‘Wave’ of tariff-related price increases coming, Loblaw CEO warns
Thousands of grocery products could see higher prices in the coming weeks as tariffs trickle down to store shelves.
Loblaw Companies chief executive Per Bank said the grocery and pharmacy retailer expects a “large wave” of increases in the near future as it sells off its inventory.
“Our customers might have seen a ‘T’ symbol on our shelf labels, which indicated that a product has been impacted by tariffs. So far, we’ve been able to limit the number of T symbols on our shelves to a little over 1,000 items.

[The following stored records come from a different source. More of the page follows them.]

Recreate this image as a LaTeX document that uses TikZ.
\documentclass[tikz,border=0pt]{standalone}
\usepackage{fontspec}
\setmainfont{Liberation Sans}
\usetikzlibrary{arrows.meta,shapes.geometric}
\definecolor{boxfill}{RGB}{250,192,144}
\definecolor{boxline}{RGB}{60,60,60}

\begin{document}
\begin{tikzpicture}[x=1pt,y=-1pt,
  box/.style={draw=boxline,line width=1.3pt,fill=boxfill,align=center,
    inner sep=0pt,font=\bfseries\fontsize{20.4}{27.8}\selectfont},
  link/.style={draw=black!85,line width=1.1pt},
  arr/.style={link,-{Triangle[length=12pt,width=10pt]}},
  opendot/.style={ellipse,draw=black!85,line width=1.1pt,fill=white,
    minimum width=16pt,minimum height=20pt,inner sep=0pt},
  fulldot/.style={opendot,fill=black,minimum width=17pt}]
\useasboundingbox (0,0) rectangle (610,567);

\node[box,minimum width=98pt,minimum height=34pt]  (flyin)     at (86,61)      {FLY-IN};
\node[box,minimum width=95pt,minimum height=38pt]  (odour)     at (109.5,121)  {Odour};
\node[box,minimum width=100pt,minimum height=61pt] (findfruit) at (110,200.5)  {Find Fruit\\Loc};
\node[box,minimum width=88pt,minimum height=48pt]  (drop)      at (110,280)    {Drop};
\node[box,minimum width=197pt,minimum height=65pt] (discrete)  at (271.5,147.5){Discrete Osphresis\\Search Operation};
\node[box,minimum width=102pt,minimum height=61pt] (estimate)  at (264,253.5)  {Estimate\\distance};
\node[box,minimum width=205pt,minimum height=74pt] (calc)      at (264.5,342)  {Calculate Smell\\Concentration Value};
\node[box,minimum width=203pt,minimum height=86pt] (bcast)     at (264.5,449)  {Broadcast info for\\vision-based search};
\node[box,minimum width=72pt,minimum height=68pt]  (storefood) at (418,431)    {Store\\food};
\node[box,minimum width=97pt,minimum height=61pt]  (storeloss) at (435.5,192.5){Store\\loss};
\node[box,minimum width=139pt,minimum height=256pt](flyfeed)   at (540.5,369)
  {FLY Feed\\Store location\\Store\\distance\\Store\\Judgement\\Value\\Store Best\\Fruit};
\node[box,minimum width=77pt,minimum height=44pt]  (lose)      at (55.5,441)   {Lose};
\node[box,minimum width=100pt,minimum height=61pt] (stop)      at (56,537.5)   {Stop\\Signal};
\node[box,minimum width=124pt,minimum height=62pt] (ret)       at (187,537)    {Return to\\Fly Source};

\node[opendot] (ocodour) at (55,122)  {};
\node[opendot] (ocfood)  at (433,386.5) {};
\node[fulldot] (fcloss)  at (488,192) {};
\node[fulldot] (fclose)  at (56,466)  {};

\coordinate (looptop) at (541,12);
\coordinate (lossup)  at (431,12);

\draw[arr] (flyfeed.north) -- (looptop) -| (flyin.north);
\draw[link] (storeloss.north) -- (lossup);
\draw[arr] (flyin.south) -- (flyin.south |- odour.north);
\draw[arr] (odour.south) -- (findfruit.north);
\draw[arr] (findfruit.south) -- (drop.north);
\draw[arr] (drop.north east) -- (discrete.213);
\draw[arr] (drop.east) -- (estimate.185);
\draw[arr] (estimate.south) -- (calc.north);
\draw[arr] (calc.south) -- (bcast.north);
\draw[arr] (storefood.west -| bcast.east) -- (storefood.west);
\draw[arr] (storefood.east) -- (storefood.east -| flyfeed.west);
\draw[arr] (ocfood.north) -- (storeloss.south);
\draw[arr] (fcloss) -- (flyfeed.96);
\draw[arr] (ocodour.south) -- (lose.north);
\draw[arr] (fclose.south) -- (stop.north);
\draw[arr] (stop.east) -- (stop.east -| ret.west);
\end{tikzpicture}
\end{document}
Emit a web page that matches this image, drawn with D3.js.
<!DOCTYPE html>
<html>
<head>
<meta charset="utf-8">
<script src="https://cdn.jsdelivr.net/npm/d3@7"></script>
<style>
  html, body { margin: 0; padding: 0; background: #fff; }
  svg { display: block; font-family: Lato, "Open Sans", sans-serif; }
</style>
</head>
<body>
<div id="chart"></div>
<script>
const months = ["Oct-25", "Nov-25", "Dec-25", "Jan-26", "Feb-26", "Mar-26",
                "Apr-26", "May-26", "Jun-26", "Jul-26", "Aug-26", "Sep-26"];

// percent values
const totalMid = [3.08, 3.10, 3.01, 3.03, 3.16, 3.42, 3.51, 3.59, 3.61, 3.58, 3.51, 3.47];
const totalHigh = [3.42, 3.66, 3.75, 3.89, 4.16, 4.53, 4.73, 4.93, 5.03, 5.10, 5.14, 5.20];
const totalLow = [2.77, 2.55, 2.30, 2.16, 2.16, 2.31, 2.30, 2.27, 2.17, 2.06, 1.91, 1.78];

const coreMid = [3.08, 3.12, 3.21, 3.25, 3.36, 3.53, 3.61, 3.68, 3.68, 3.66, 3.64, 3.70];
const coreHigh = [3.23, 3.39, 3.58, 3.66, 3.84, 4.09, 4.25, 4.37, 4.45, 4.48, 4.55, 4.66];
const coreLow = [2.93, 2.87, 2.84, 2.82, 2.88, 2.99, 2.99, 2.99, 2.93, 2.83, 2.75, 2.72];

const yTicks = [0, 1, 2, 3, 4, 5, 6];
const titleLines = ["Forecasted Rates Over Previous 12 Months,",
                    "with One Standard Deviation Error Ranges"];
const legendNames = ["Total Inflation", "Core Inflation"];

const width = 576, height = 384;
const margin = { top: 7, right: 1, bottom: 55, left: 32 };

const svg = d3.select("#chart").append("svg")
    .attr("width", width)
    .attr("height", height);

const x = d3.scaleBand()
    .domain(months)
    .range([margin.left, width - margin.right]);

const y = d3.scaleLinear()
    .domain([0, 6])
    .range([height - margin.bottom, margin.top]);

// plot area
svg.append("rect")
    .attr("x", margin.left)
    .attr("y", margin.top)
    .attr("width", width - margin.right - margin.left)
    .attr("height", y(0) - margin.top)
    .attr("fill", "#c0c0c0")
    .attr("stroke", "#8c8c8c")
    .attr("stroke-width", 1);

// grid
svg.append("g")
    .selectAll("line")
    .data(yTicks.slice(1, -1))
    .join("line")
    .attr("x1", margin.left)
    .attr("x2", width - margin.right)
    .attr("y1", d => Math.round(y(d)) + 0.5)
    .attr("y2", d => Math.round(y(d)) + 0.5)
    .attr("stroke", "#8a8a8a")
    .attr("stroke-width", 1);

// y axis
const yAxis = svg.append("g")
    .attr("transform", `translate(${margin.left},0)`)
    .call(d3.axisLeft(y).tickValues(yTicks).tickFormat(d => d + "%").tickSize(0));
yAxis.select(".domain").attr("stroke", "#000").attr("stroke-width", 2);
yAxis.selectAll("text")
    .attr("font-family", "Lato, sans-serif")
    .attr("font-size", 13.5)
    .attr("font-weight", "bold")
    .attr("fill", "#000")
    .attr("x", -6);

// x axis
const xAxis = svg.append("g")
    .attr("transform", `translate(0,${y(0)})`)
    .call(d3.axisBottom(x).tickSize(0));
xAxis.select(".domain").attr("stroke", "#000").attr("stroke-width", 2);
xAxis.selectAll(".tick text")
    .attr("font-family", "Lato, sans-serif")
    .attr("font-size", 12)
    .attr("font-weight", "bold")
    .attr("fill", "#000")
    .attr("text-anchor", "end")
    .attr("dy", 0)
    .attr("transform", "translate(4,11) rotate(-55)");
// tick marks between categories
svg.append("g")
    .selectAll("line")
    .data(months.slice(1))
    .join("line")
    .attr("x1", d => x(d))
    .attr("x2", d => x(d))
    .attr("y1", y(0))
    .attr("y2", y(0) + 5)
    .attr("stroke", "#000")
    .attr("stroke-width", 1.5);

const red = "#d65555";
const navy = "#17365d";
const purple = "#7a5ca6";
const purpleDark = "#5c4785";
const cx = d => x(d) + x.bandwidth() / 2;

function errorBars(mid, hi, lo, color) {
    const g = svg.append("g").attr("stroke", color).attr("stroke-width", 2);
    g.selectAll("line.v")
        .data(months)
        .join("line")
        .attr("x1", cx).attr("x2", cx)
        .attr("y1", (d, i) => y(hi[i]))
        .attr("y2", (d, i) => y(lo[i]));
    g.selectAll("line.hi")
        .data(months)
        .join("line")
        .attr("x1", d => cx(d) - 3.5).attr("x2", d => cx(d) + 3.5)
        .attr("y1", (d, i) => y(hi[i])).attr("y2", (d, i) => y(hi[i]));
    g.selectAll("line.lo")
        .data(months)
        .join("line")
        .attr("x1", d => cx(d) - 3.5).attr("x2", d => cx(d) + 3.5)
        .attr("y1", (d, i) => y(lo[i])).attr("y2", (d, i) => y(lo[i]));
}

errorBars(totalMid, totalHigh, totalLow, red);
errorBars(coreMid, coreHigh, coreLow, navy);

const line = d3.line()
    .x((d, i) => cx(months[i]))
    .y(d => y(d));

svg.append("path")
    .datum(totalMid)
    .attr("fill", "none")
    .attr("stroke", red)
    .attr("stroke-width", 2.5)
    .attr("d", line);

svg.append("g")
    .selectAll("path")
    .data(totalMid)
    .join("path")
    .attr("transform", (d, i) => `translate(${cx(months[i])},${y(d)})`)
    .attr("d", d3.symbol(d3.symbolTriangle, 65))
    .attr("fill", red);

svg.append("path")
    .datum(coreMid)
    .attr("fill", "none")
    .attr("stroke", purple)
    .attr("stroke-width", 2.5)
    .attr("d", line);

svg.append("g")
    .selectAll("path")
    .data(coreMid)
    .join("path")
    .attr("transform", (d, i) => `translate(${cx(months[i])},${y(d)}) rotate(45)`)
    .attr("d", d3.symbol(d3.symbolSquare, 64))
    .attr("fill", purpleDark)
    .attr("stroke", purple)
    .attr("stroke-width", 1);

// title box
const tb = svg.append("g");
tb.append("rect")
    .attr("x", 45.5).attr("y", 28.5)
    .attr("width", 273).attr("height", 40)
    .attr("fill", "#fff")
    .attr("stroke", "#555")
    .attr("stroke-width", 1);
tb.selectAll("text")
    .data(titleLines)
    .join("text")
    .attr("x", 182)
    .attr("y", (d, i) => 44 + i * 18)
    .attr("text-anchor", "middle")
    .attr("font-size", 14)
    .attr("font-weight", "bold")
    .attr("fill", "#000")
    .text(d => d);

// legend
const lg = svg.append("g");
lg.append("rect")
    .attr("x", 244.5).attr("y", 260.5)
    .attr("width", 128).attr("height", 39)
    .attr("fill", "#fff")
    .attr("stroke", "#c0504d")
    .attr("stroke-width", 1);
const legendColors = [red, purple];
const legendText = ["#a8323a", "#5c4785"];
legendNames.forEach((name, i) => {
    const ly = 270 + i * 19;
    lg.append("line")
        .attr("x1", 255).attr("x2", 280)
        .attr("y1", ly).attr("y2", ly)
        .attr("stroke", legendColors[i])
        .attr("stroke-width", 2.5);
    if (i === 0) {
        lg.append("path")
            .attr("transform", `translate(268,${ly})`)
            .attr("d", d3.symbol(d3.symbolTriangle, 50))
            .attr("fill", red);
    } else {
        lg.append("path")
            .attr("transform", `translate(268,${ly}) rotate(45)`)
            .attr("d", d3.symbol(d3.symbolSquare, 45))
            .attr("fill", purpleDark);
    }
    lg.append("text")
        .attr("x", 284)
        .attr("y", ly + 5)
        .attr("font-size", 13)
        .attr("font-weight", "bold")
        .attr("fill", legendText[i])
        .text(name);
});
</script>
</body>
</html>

But our inventory is running out, and in the next week or two, the number of products with a T symbol will surge to over 3,000. Within the next two months, that number could peak at over 6,000,” Bank shared on LinkedIn.
He said the majority of products will be unaffected, but customers will see the biggest impact in non-produce categories like natural foods, pantry staples and health and beauty.
“It’s been good to see Prime Minister Carney and other leaders engaging in dialogue with U.S. officials, as we’re all hoping for a rapid de-escalation of this situation. We were also pleased to see the change in policy, where only finished food products from the U.S. are subject to tariffs,” Bank said.
He shared a photo from inside one of Loblaw’s stores, where shoppers have seemingly chosen PC brand orange juice (made with oranges from Brazil) over U.S. brand Tropicana.
“Sometimes, but rarely, it will be the reverse, where our control brand products are affected… as about 4% of our control brand products are sourced from the U.S.,” he said.
“Needless to say, this situation continues to evolve. We’ll continue to do our best to help customers make informed decisions and in cooperation with our vendors to look for more Canadian and non-U.S produced products where at all possible.”
Bank's comments are in line with Loblaw's most recent internal food inflation report, which warned that higher prices would begin appearing on shelves in the near term as retailers sell off their existing inventories.